Alexander was one of three children. Soon after the family moved to Albany he formed a lifelong friendship with a boy in nearby Schenectady by the name of William Constable.
Sometime after 1772, Macomb married Catharine Navarre, a direct descendant of King Henry IV of France. The couple raised ten children, four sons and six daughters. One of the boys, Alexander Jr. (1782-1841), was later named a General, and commanded the victorious land forces at the Battle of Plattsburg during the War of 1812. General Macomb himself had a son, Commodore William H. Macomb (1819-1872), who served with distinction as a Union officer during the Civil War. During World War II, a destroyer (DD-458) was named for him.
In 1785, with the fortune his family had made in the fur trade, Alexander Macomb moved to New York City where he built an elegant mansion near Trinity Church at Broadway and Wall Street. When George Washington became president in 1789, he rented the house from Macomb for the duration of his stay in the city. Catharine Navarre Macomb died that same year.
In 1791, Macomb remarried, to Jane Rucker, the widow of John Rucker, another friend of William Constable. This second marriage produced seven more children, three sons and four daughters, making a total of seventeen. One of the sons of this second marriage, John, married Christina Livingston whose father, Phillip Livingston was one of the signers of the Declaration of Independence.

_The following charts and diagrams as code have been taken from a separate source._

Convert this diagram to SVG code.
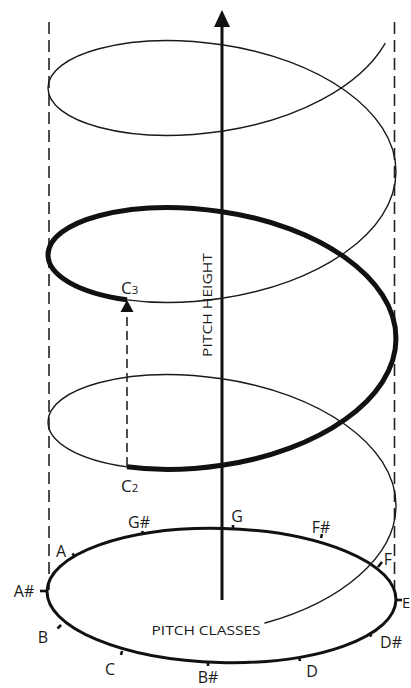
<svg xmlns="http://www.w3.org/2000/svg" width="411" height="688" viewBox="0 0 411 688">
<style>
.bg{fill:#fff}
.guide{fill:none;stroke:#222;stroke-width:1.6;stroke-dasharray:12 6}
.thin{fill:none;stroke:#1a1a1a;stroke-width:1.4;stroke-linecap:round}
.thick{fill:none;stroke:#111;stroke-width:5;stroke-linecap:butt}
.axis{fill:none;stroke:#111;stroke-width:3}
.ring{fill:none;stroke:#111;stroke-width:3}
.tick{stroke:#111;stroke-width:2.6}
.lbl{font-family:"Open Sans","Liberation Sans",sans-serif;font-size:16px;fill:#1a1a1a}
.cap{font-family:"Open Sans","Liberation Sans",sans-serif;font-size:13.5px;fill:#1a1a1a}
.big{font-family:"Open Sans","Liberation Sans",sans-serif;font-size:17px;fill:#1a1a1a}
.sub{font-family:"Open Sans","Liberation Sans",sans-serif;font-size:11.5px;fill:#1a1a1a}
</style>
<rect class="bg" x="0" y="0" width="411" height="688"/>
<g id="guides">
<line class="guide" x1="49" y1="22" x2="49" y2="590"/>
<line class="guide" x1="394.5" y1="22" x2="394.5" y2="597"/>
</g>
<g id="pitch-classes-ring">
<ellipse class="ring" cx="221.5" cy="595.5" rx="174.5" ry="67" transform="rotate(1.48 221.5 595.5)"/>
<line class="tick" x1="233" y1="529" x2="233" y2="525"/>
<line class="tick" x1="143" y1="535" x2="142.2" y2="531"/>
<line class="tick" x1="321" y1="538" x2="322" y2="534"/>
<line class="tick" x1="75" y1="557" x2="72.5" y2="553.5"/>
<line class="tick" x1="378" y1="567" x2="382" y2="562"/>
<line class="tick" x1="47" y1="591" x2="40" y2="591"/>
<line class="tick" x1="396" y1="600" x2="402" y2="600"/>
<line class="tick" x1="61" y1="625" x2="57.5" y2="628.5"/>
<line class="tick" x1="369" y1="633" x2="371.5" y2="636.5"/>
<line class="tick" x1="122" y1="651" x2="121" y2="655"/>
<line class="tick" x1="299" y1="657" x2="300" y2="661"/>
<line class="tick" x1="208" y1="662" x2="208" y2="666"/>
<text class="lbl" x="237" y="522" text-anchor="middle">G</text>
<text class="lbl" x="139" y="528" text-anchor="middle">G#</text>
<text class="lbl" x="321" y="533" text-anchor="middle">F#</text>
<text class="lbl" x="61" y="557" text-anchor="middle">A</text>
<text class="lbl" x="388" y="565" text-anchor="middle">F</text>
<text class="lbl" x="24" y="597" text-anchor="middle">A#</text>
<text class="lbl" x="402" y="608" style="font-size:15px">E</text>
<text class="lbl" x="43" y="643" text-anchor="middle">B</text>
<text class="lbl" x="391" y="648" text-anchor="middle">D#</text>
<text class="lbl" x="110" y="675" text-anchor="middle">C</text>
<text class="lbl" x="312" y="677" text-anchor="middle">D</text>
<text class="lbl" x="208" y="683" text-anchor="middle">B#</text>
<text class="cap" x="206" y="635" text-anchor="middle" textLength="109" lengthAdjust="spacingAndGlyphs">PITCH CLASSES</text>
</g>
<g id="pitch-height-axis">
<line class="axis" x1="222" y1="600" x2="222" y2="24"/>
<path d="M222,10 L230,27 L214,27 Z" fill="#111"/>
<text class="cap" transform="translate(211.5 305) rotate(-90)" text-anchor="middle" textLength="104" lengthAdjust="spacingAndGlyphs">PITCH HEIGHT</text>
</g>
<g id="helix">
<path class="thin" d="M385,43.6 C359.6,87.6 294.7,120.5 222,131.25 C125.9,145.17 48,121.03 48,88 C48,54.97 125.9,30.83 222,44.75 C318.1,58.67 396,110.63 396,171.5 C396,232.37 318.1,284.33 222,298.25 C188.25,303.370 155.28,303.72 127,299.84"/>
<path class="thick" d="M127,299.84 C77.72,292.96 48,274.93 48,255 C48,221.97 125.9,197.83 222,211.75 C318.1,225.67 396,277.63 396,338.5 C396,399.37 318.1,451.33 222,465.25 C188.25,470.37 155.28,470.72 127,466.84"/>
<path class="thin" d="M127,466.84 C77.72,459.96 48,441.93 48,422 C48,388.97 125.9,364.83 222,378.75 C318.1,392.67 396,444.63 396,505.5 C396,556.05 342.03,601.69 265,623"/>
</g>
<g id="connectors">
<line x1="127" y1="466" x2="127" y2="312" stroke="#222" stroke-width="1.6" stroke-dasharray="9 5"/>
<path d="M127,300 L133.5,312 L120.5,312 Z" fill="#111"/>
</g>
<g id="c3">
<text class="big" x="121" y="294">C<tspan class="sub">3</tspan></text>
</g>
<g id="c2">
<text class="big" x="121" y="492">C<tspan class="sub">2</tspan></text>
</g>
</svg>
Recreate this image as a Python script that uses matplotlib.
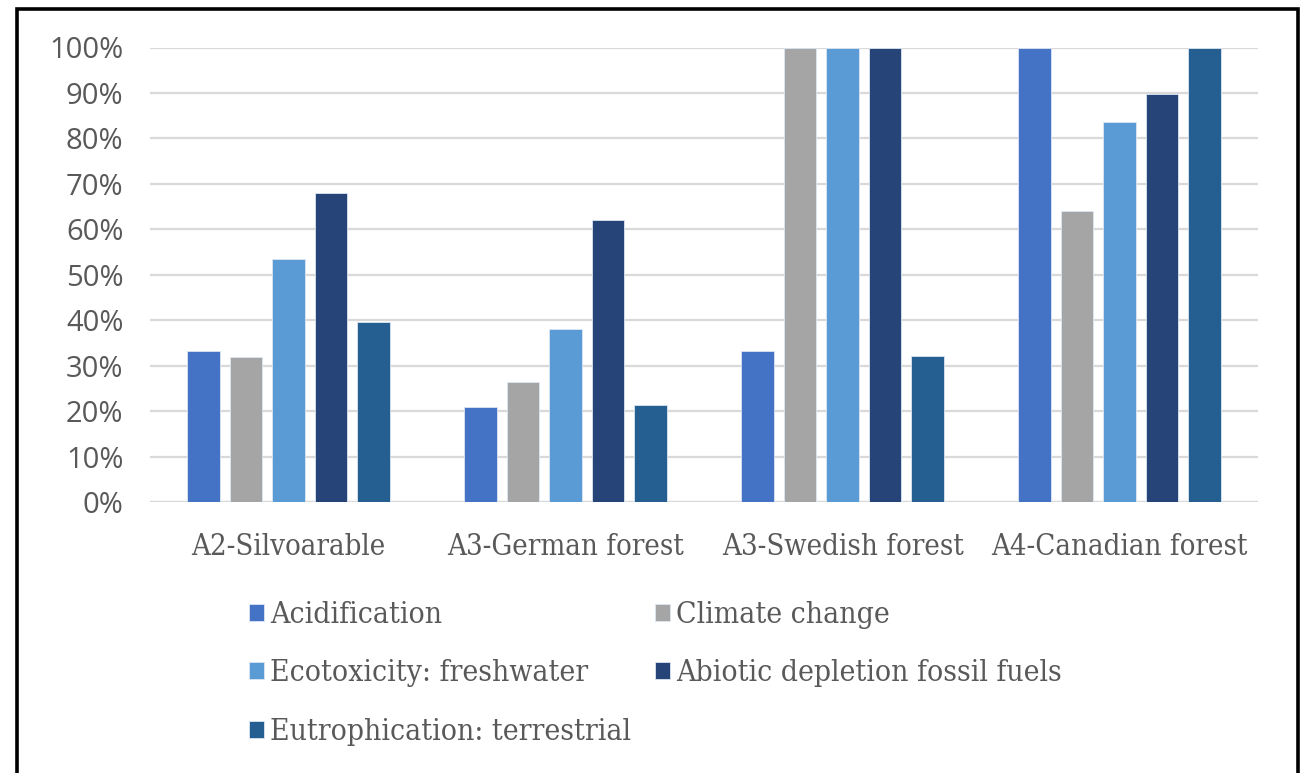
import matplotlib
matplotlib.use("Agg")
import matplotlib.pyplot as plt
import numpy as np
from matplotlib.patches import Rectangle
from matplotlib.ticker import PercentFormatter

categories = ["A2-Silvoarable", "A3-German forest", "A3-Swedish forest", "A4-Canadian forest"]
series_names = ["Acidification", "Climate change", "Ecotoxicity: freshwater",
                "Abiotic depletion fossil fuels", "Eutrophication: terrestrial"]
acidification = [33.3, 20.8, 33.3, 100.0]
climate_change = [32.0, 26.4, 100.0, 64.0]
ecotoxicity = [53.5, 38.0, 100.0, 83.5]
abiotic_depletion = [68.0, 62.0, 100.0, 89.8]
eutrophication = [39.6, 21.3, 32.2, 100.0]
yticks = [0, 10, 20, 30, 40, 50, 60, 70, 80, 90, 100]

values = [acidification, climate_change, ecotoxicity, abiotic_depletion, eutrophication]
colors = ["#4472C4", "#A5A5A5", "#5B9BD5", "#264478", "#255E91"]

serif = ["DejaVu Serif"]
text_gray = "#595959"
label_size = 21
legend_size = 21.5

fig = plt.figure(figsize=(13.02, 7.73), dpi=100)
ax = fig.add_axes([150 / 1302, 1 - 502 / 773, 1108 / 1302, 454.5 / 773])

x = np.arange(len(categories))
step = 0.1534
width = 0.119
handles = []
for i, (name, vals, col) in enumerate(zip(series_names, values, colors)):
    h = ax.bar(x + (i - 2) * step, vals, width=width, color=col,
               edgecolor="#dce6f2", linewidth=0.6, label=name, zorder=3)
    handles.append(h)

ax.set_xlim(-0.5, len(categories) - 0.5)
ax.set_ylim(0, 100)
ax.set_yticks(yticks)
ax.yaxis.set_major_formatter(PercentFormatter(decimals=0))
ax.grid(axis="y", color="#D9D9D9", linewidth=1.6, zorder=0)
for s in ax.spines.values():
    s.set_visible(False)
ax.axhline(0, color="#D9D9D9", linewidth=1.6, zorder=1)
ax.tick_params(axis="both", length=0)
ax.tick_params(axis="y", pad=19, labelsize=21, labelcolor=text_gray)
ax.tick_params(axis="x", pad=22.5, labelcolor=text_gray)
for lbl in ax.get_yticklabels():
    lbl.set_family(["Open Sans"])
ax.set_xticks(x)
ax.set_xticklabels(categories, family=serif, fontsize=label_size, fontstretch="condensed")

order = [0, 2, 4, 1, 3]
leg = fig.legend([handles[i] for i in order], [series_names[i] for i in order],
                 loc="upper left", bbox_to_anchor=(222 / 1302, 1 - 574 / 773),
                 ncol=2, frameon=False, handlelength=0.5, handleheight=0.5,
                 handletextpad=0.2, columnspacing=0.82, labelspacing=1.02,
                 prop={"family": serif, "size": legend_size, "stretch": "condensed"})
for t in leg.get_texts():
    t.set_color(text_gray)

fig.patches.append(Rectangle((17 / 1302, -0.05), 1281 / 1302, 1.05 - 9 / 773,
                             transform=fig.transFigure, fill=False,
                             edgecolor="black", linewidth=2.6))

fig.savefig("out.png", dpi=100)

While living in New York City, Alexander Macomb became associated with the famed New York Patriots and new national leaders Alexander Hamilton, Daniel McCormick, and Governeur Morris, who had helped draft the Constitution. In 1792, at the very peak of his financial and social success, Macomb became involved in what would later be called a Ponzi Scheme, which, when it failed, besmirched his previously unstained reputation.
That same year, the financially struggling State of New York decided to sell land which it had seized from the pro-British and now-defeated Iroquois. Macomb, Constable, and Daniel McCormick, purchased nearly 4,000,000 acres (1,600,000 hectares) of North Country land from the State at the extremely low price of just 8 pence per acre in the devalued New York State currency of the time.This was an enormous amount of land, about one-eighth of the entire State of New York, and it cost the three men a fraction of what it should have. Known ever since as "Macomb's Purchase" It remains the largest, cheapest land deal in New York State history.

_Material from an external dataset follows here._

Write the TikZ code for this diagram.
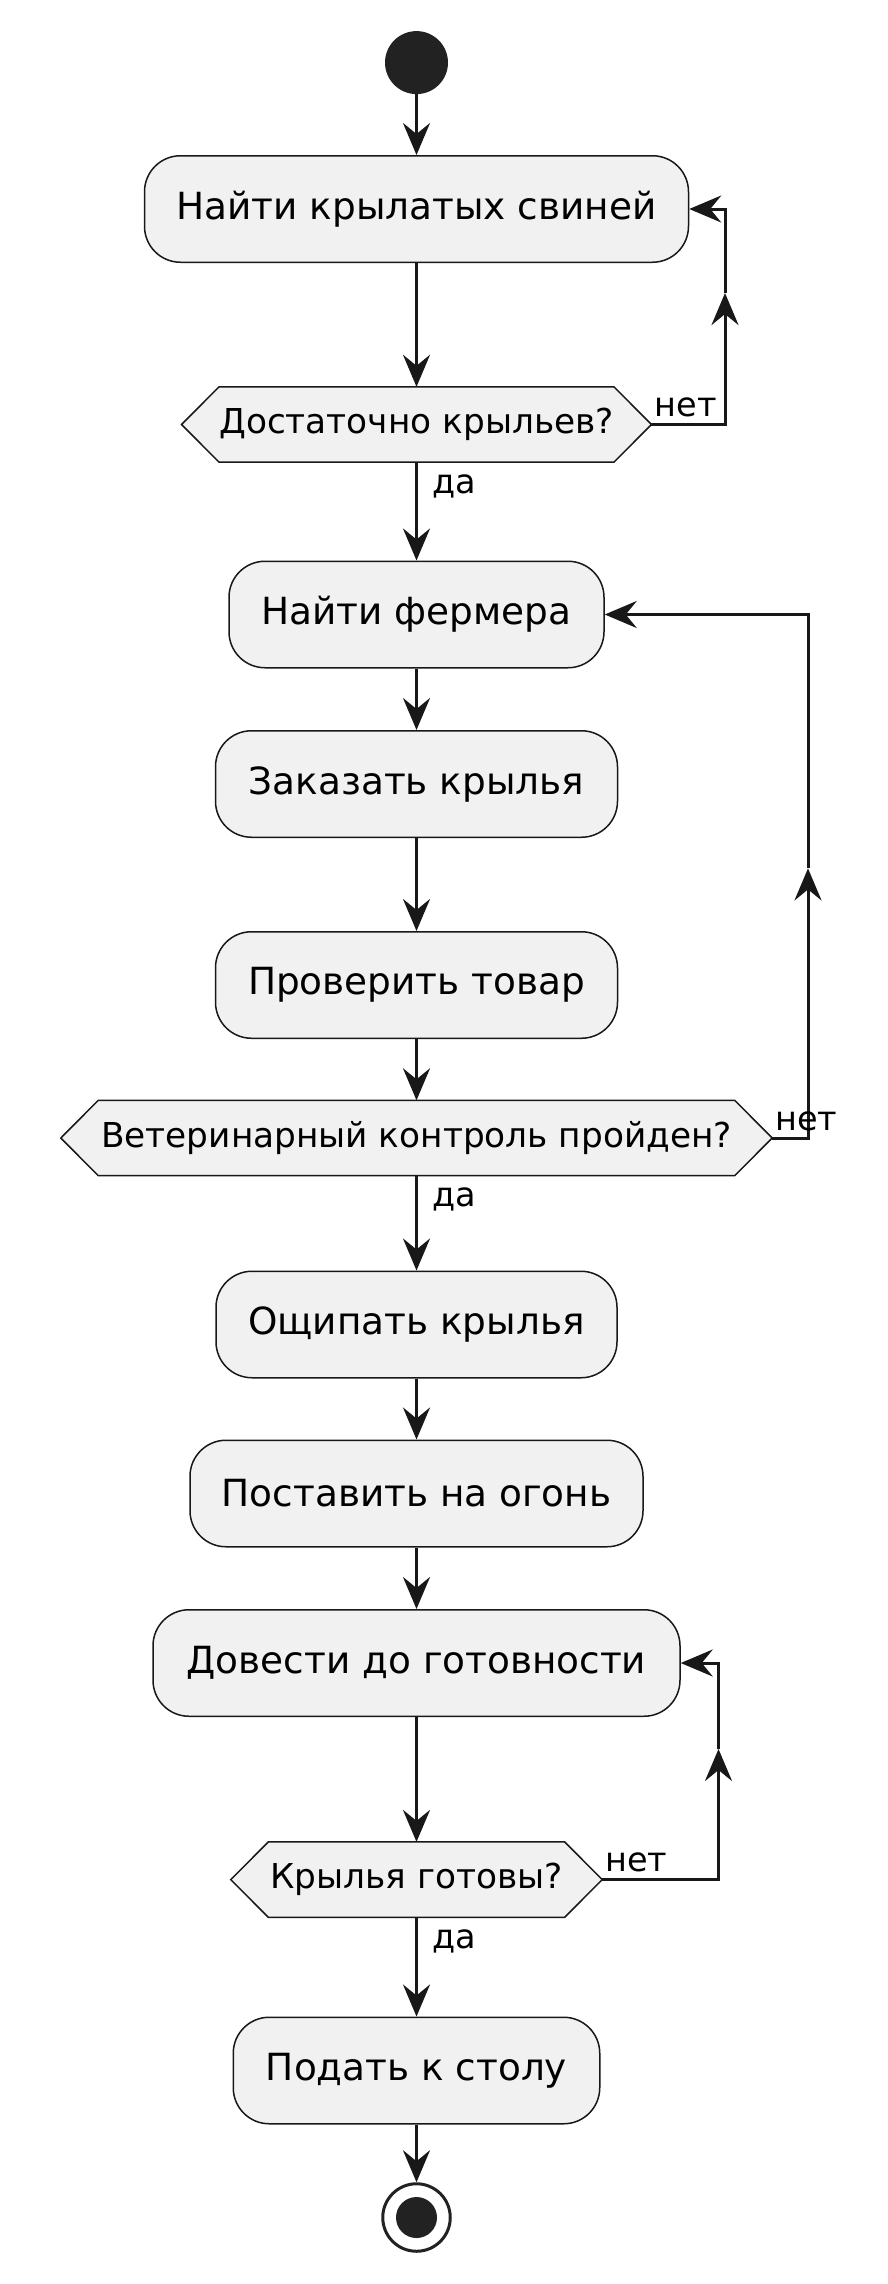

In the shadow of the failed Ponzi Scheme, and convinced that something illegal had occurred, the New York State Legislature held exhaustive Hearings into the land purchase, which further damaged Macomb's reputation. He also could not sell the land during the pending proceedings.
Ultimately, no wrongdoing was uncovered, but Macomb had badly miscalculated. Although the land had been cheap, it had not been free, costing him about $300,000.00, and the delay occasioned by the Hearings in selling it hurt him financially. When he finally could sell it, he found relatively few buyers. The land was considered worthless and barren wilderness, and the harsh winters deterred settlers. Lastly, the mere fact that there had been Hearings, combined with the fallout from the Ponzi Scheme, left a cloud overhanging the land which made prospective buyers shy away from Macomb. He ended up in debtor's prison.
In order to make good his debts, he sold much of the land to his friend, Daniel McCormick. Whether this was an arm's-length transaction, a hostile takeover, or a straw man deal is unknown, but it helped Macomb recoup his losses.
In just a few years, he apparently managed to regain some of his wealth. Turning his back on the North Country, Macomb returned to New York City. In 1798 he purchased 100 acres in the Bronx across the Harlem River from the northern tip of Manhattan and here he built a fine stone mansion.
In 1821 Macomb, now aged 73, went to live with his son, General Alexander Macomb Jr., in Georgetown, D.C.. After his victory in the War of 1812, the younger Macomb had advanced to become Commander-in-Chief of the U.S. Army, and he invited his aging parents to come live with him.
Alexander Macomb died at Georgetown in 1831, but "Macomb's Purchase" lives on forever. Today his name appears in virtually all of the property deeds being recorded in the North Country.